**Extracted data:**
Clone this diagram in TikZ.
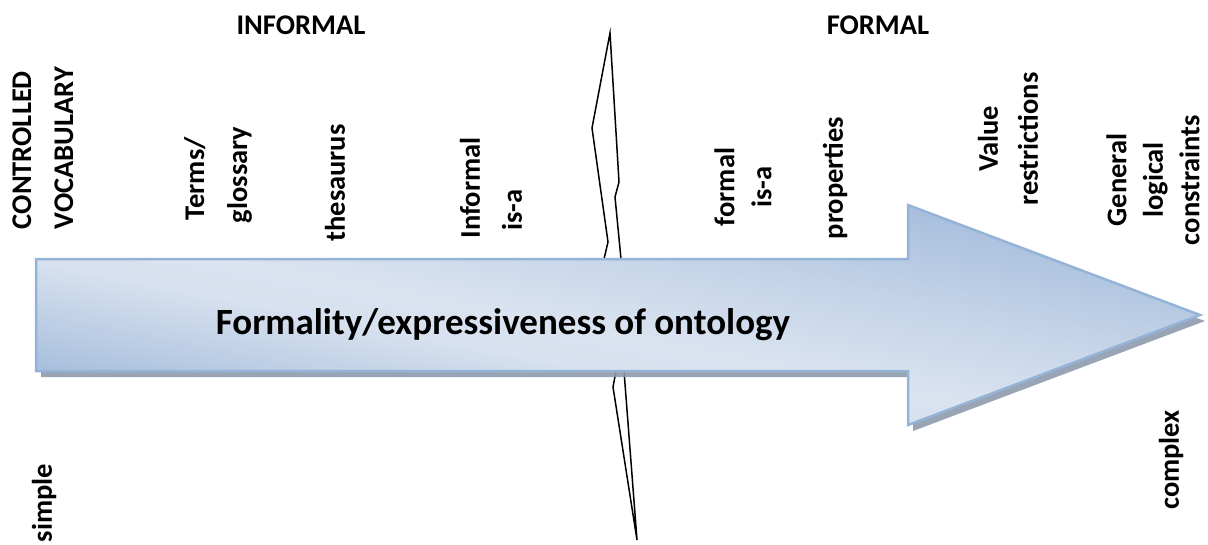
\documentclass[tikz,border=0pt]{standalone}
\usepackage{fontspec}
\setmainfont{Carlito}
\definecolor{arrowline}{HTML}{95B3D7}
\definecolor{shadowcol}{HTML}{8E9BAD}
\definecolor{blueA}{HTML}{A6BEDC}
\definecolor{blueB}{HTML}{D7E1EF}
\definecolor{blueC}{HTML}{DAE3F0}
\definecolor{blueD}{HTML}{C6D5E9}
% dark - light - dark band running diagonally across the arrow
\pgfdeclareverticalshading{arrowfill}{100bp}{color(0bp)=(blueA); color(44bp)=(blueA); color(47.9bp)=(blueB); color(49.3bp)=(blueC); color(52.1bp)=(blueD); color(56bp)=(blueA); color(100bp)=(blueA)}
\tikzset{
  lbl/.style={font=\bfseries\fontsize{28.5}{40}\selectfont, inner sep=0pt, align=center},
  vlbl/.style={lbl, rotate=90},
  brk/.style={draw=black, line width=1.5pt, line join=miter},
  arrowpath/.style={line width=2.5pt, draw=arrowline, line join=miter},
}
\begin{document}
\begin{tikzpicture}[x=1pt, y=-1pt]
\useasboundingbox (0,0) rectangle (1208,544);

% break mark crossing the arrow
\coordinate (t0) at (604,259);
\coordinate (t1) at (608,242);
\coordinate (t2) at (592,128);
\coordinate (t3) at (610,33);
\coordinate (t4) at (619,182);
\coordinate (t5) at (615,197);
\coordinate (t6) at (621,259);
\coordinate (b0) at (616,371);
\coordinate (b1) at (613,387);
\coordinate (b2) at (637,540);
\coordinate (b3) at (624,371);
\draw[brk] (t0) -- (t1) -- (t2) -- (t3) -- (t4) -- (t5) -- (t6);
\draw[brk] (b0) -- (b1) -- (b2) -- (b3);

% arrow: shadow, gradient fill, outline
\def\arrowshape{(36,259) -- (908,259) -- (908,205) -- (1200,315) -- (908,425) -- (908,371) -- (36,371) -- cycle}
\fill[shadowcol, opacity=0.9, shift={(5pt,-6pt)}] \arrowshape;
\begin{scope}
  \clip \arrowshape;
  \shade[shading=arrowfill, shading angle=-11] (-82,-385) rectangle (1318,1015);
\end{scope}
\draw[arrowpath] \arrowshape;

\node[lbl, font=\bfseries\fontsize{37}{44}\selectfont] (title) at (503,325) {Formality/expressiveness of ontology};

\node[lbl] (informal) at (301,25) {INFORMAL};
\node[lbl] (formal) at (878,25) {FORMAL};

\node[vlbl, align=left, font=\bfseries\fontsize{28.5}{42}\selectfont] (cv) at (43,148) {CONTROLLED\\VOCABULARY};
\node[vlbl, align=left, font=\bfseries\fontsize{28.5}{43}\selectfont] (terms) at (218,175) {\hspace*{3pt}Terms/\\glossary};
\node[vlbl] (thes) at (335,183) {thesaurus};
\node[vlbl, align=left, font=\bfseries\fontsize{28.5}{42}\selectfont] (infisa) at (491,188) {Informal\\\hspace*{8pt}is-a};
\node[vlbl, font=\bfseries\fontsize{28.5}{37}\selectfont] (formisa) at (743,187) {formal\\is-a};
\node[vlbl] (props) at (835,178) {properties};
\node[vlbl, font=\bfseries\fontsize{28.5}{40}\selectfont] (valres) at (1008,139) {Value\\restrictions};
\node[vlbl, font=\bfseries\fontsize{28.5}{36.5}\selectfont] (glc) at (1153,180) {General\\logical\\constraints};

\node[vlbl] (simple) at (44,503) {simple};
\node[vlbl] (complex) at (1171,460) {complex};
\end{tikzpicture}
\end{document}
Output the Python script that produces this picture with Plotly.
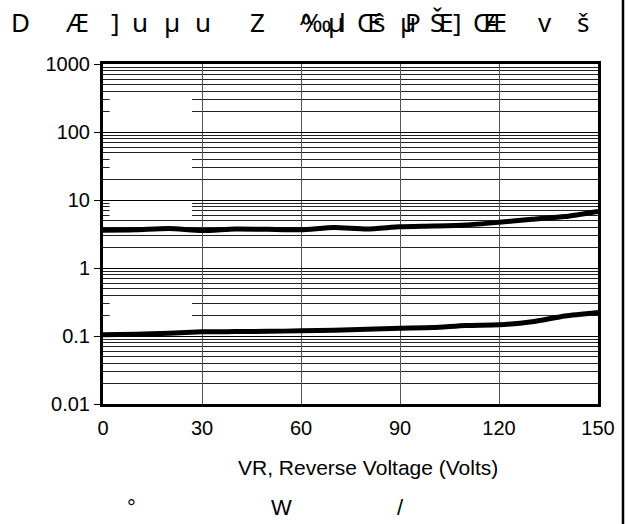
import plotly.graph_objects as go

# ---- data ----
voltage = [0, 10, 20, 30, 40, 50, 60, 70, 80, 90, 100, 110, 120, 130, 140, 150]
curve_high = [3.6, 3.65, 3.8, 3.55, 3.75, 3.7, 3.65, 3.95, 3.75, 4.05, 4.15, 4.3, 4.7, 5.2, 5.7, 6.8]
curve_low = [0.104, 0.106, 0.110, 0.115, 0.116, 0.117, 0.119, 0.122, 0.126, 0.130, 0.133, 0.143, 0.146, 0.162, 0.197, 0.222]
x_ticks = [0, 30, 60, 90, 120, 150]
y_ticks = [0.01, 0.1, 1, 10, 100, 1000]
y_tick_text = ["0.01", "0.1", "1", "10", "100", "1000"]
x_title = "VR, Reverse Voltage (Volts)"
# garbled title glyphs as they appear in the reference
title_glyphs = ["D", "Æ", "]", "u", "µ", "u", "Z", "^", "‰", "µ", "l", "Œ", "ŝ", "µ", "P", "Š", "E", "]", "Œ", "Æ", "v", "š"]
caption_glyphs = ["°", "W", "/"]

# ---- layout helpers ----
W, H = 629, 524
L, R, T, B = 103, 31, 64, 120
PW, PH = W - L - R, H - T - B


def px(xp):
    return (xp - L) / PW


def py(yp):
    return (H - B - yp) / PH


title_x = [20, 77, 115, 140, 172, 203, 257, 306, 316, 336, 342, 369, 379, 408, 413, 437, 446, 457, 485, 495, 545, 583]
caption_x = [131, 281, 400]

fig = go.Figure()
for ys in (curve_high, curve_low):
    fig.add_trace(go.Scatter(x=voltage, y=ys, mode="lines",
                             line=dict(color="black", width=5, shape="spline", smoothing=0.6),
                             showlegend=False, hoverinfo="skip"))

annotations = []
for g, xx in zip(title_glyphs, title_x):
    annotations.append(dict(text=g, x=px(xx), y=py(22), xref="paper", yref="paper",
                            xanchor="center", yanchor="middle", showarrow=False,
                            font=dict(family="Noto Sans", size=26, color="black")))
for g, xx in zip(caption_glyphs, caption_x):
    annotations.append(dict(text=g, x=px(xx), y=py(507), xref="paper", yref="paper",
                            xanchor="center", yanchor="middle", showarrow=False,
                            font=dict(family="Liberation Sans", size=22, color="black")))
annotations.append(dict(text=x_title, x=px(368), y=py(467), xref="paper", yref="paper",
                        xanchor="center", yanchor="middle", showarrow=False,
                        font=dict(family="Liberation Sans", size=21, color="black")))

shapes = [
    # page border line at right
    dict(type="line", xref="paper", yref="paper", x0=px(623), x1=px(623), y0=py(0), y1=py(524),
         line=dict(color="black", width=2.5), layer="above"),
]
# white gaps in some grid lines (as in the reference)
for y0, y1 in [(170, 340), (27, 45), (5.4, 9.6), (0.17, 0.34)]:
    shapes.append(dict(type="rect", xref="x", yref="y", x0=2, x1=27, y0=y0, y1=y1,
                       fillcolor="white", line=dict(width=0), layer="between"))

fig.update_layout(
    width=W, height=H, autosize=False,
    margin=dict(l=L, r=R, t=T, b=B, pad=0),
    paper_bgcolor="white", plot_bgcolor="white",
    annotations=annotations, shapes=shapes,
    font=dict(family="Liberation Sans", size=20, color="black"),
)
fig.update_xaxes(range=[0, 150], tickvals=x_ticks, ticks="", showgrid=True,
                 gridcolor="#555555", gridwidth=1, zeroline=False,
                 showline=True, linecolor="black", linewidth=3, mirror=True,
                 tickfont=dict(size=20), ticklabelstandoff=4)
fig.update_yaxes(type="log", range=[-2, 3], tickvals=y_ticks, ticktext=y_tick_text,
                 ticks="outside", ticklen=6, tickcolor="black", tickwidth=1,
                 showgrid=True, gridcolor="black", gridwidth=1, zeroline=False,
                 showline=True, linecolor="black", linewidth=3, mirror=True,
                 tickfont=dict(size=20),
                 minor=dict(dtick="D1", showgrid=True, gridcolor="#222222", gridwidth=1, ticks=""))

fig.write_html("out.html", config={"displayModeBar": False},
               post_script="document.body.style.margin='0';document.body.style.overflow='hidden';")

**What to produce:** Leave out the pictures and reproduce the rest of the listing exactly.

**The output:**
Clone this diagram in TikZ.
\documentclass[tikz,border=0pt]{standalone}
\usepackage{fontspec}
\setmainfont{Carlito}
\definecolor{arrowline}{HTML}{95B3D7}
\definecolor{shadowcol}{HTML}{8E9BAD}
\definecolor{blueA}{HTML}{A6BEDC}
\definecolor{blueB}{HTML}{D7E1EF}
\definecolor{blueC}{HTML}{DAE3F0}
\definecolor{blueD}{HTML}{C6D5E9}
% dark - light - dark band running diagonally across the arrow
\pgfdeclareverticalshading{arrowfill}{100bp}{color(0bp)=(blueA); color(44bp)=(blueA); color(47.9bp)=(blueB); color(49.3bp)=(blueC); color(52.1bp)=(blueD); color(56bp)=(blueA); color(100bp)=(blueA)}
\tikzset{
  lbl/.style={font=\bfseries\fontsize{28.5}{40}\selectfont, inner sep=0pt, align=center},
  vlbl/.style={lbl, rotate=90},
  brk/.style={draw=black, line width=1.5pt, line join=miter},
  arrowpath/.style={line width=2.5pt, draw=arrowline, line join=miter},
}
\begin{document}
\begin{tikzpicture}[x=1pt, y=-1pt]
\useasboundingbox (0,0) rectangle (1208,544);

% break mark crossing the arrow
\coordinate (t0) at (604,259);
\coordinate (t1) at (608,242);
\coordinate (t2) at (592,128);
\coordinate (t3) at (610,33);
\coordinate (t4) at (619,182);
\coordinate (t5) at (615,197);
\coordinate (t6) at (621,259);
\coordinate (b0) at (616,371);
\coordinate (b1) at (613,387);
\coordinate (b2) at (637,540);
\coordinate (b3) at (624,371);
\draw[brk] (t0) -- (t1) -- (t2) -- (t3) -- (t4) -- (t5) -- (t6);
\draw[brk] (b0) -- (b1) -- (b2) -- (b3);

% arrow: shadow, gradient fill, outline
\def\arrowshape{(36,259) -- (908,259) -- (908,205) -- (1200,315) -- (908,425) -- (908,371) -- (36,371) -- cycle}
\fill[shadowcol, opacity=0.9, shift={(5pt,-6pt)}] \arrowshape;
\begin{scope}
  \clip \arrowshape;
  \shade[shading=arrowfill, shading angle=-11] (-82,-385) rectangle (1318,1015);
\end{scope}
\draw[arrowpath] \arrowshape;

\node[lbl, font=\bfseries\fontsize{37}{44}\selectfont] (title) at (503,325) {Formality/expressiveness of ontology};

\node[lbl] (informal) at (301,25) {INFORMAL};
\node[lbl] (formal) at (878,25) {FORMAL};

\node[vlbl, align=left, font=\bfseries\fontsize{28.5}{42}\selectfont] (cv) at (43,148) {CONTROLLED\\VOCABULARY};
\node[vlbl, align=left, font=\bfseries\fontsize{28.5}{43}\selectfont] (terms) at (218,175) {\hspace*{3pt}Terms/\\glossary};
\node[vlbl] (thes) at (335,183) {thesaurus};
\node[vlbl, align=left, font=\bfseries\fontsize{28.5}{42}\selectfont] (infisa) at (491,188) {Informal\\\hspace*{8pt}is-a};
\node[vlbl, font=\bfseries\fontsize{28.5}{37}\selectfont] (formisa) at (743,187) {formal\\is-a};
\node[vlbl] (props) at (835,178) {properties};
\node[vlbl, font=\bfseries\fontsize{28.5}{40}\selectfont] (valres) at (1008,139) {Value\\restrictions};
\node[vlbl, font=\bfseries\fontsize{28.5}{36.5}\selectfont] (glc) at (1153,180) {General\\logical\\constraints};

\node[vlbl] (simple) at (44,503) {simple};
\node[vlbl] (complex) at (1171,460) {complex};
\end{tikzpicture}
\end{document}
Output the Python script that produces this picture with Plotly.
import plotly.graph_objects as go

# ---- data ----
voltage = [0, 10, 20, 30, 40, 50, 60, 70, 80, 90, 100, 110, 120, 130, 140, 150]
curve_high = [3.6, 3.65, 3.8, 3.55, 3.75, 3.7, 3.65, 3.95, 3.75, 4.05, 4.15, 4.3, 4.7, 5.2, 5.7, 6.8]
curve_low = [0.104, 0.106, 0.110, 0.115, 0.116, 0.117, 0.119, 0.122, 0.126, 0.130, 0.133, 0.143, 0.146, 0.162, 0.197, 0.222]
x_ticks = [0, 30, 60, 90, 120, 150]
y_ticks = [0.01, 0.1, 1, 10, 100, 1000]
y_tick_text = ["0.01", "0.1", "1", "10", "100", "1000"]
x_title = "VR, Reverse Voltage (Volts)"
# garbled title glyphs as they appear in the reference
title_glyphs = ["D", "Æ", "]", "u", "µ", "u", "Z", "^", "‰", "µ", "l", "Œ", "ŝ", "µ", "P", "Š", "E", "]", "Œ", "Æ", "v", "š"]
caption_glyphs = ["°", "W", "/"]

# ---- layout helpers ----
W, H = 629, 524
L, R, T, B = 103, 31, 64, 120
PW, PH = W - L - R, H - T - B


def px(xp):
    return (xp - L) / PW


def py(yp):
    return (H - B - yp) / PH


title_x = [20, 77, 115, 140, 172, 203, 257, 306, 316, 336, 342, 369, 379, 408, 413, 437, 446, 457, 485, 495, 545, 583]
caption_x = [131, 281, 400]

fig = go.Figure()
for ys in (curve_high, curve_low):
    fig.add_trace(go.Scatter(x=voltage, y=ys, mode="lines",
                             line=dict(color="black", width=5, shape="spline", smoothing=0.6),
                             showlegend=False, hoverinfo="skip"))

annotations = []
for g, xx in zip(title_glyphs, title_x):
    annotations.append(dict(text=g, x=px(xx), y=py(22), xref="paper", yref="paper",
                            xanchor="center", yanchor="middle", showarrow=False,
                            font=dict(family="Noto Sans", size=26, color="black")))
for g, xx in zip(caption_glyphs, caption_x):
    annotations.append(dict(text=g, x=px(xx), y=py(507), xref="paper", yref="paper",
                            xanchor="center", yanchor="middle", showarrow=False,
                            font=dict(family="Liberation Sans", size=22, color="black")))
annotations.append(dict(text=x_title, x=px(368), y=py(467), xref="paper", yref="paper",
                        xanchor="center", yanchor="middle", showarrow=False,
                        font=dict(family="Liberation Sans", size=21, color="black")))

shapes = [
    # page border line at right
    dict(type="line", xref="paper", yref="paper", x0=px(623), x1=px(623), y0=py(0), y1=py(524),
         line=dict(color="black", width=2.5), layer="above"),
]
# white gaps in some grid lines (as in the reference)
for y0, y1 in [(170, 340), (27, 45), (5.4, 9.6), (0.17, 0.34)]:
    shapes.append(dict(type="rect", xref="x", yref="y", x0=2, x1=27, y0=y0, y1=y1,
                       fillcolor="white", line=dict(width=0), layer="between"))

fig.update_layout(
    width=W, height=H, autosize=False,
    margin=dict(l=L, r=R, t=T, b=B, pad=0),
    paper_bgcolor="white", plot_bgcolor="white",
    annotations=annotations, shapes=shapes,
    font=dict(family="Liberation Sans", size=20, color="black"),
)
fig.update_xaxes(range=[0, 150], tickvals=x_ticks, ticks="", showgrid=True,
                 gridcolor="#555555", gridwidth=1, zeroline=False,
                 showline=True, linecolor="black", linewidth=3, mirror=True,
                 tickfont=dict(size=20), ticklabelstandoff=4)
fig.update_yaxes(type="log", range=[-2, 3], tickvals=y_ticks, ticktext=y_tick_text,
                 ticks="outside", ticklen=6, tickcolor="black", tickwidth=1,
                 showgrid=True, gridcolor="black", gridwidth=1, zeroline=False,
                 showline=True, linecolor="black", linewidth=3, mirror=True,
                 tickfont=dict(size=20),
                 minor=dict(dtick="D1", showgrid=True, gridcolor="#222222", gridwidth=1, ticks=""))

fig.write_html("out.html", config={"displayModeBar": False},
               post_script="document.body.style.margin='0';document.body.style.overflow='hidden';")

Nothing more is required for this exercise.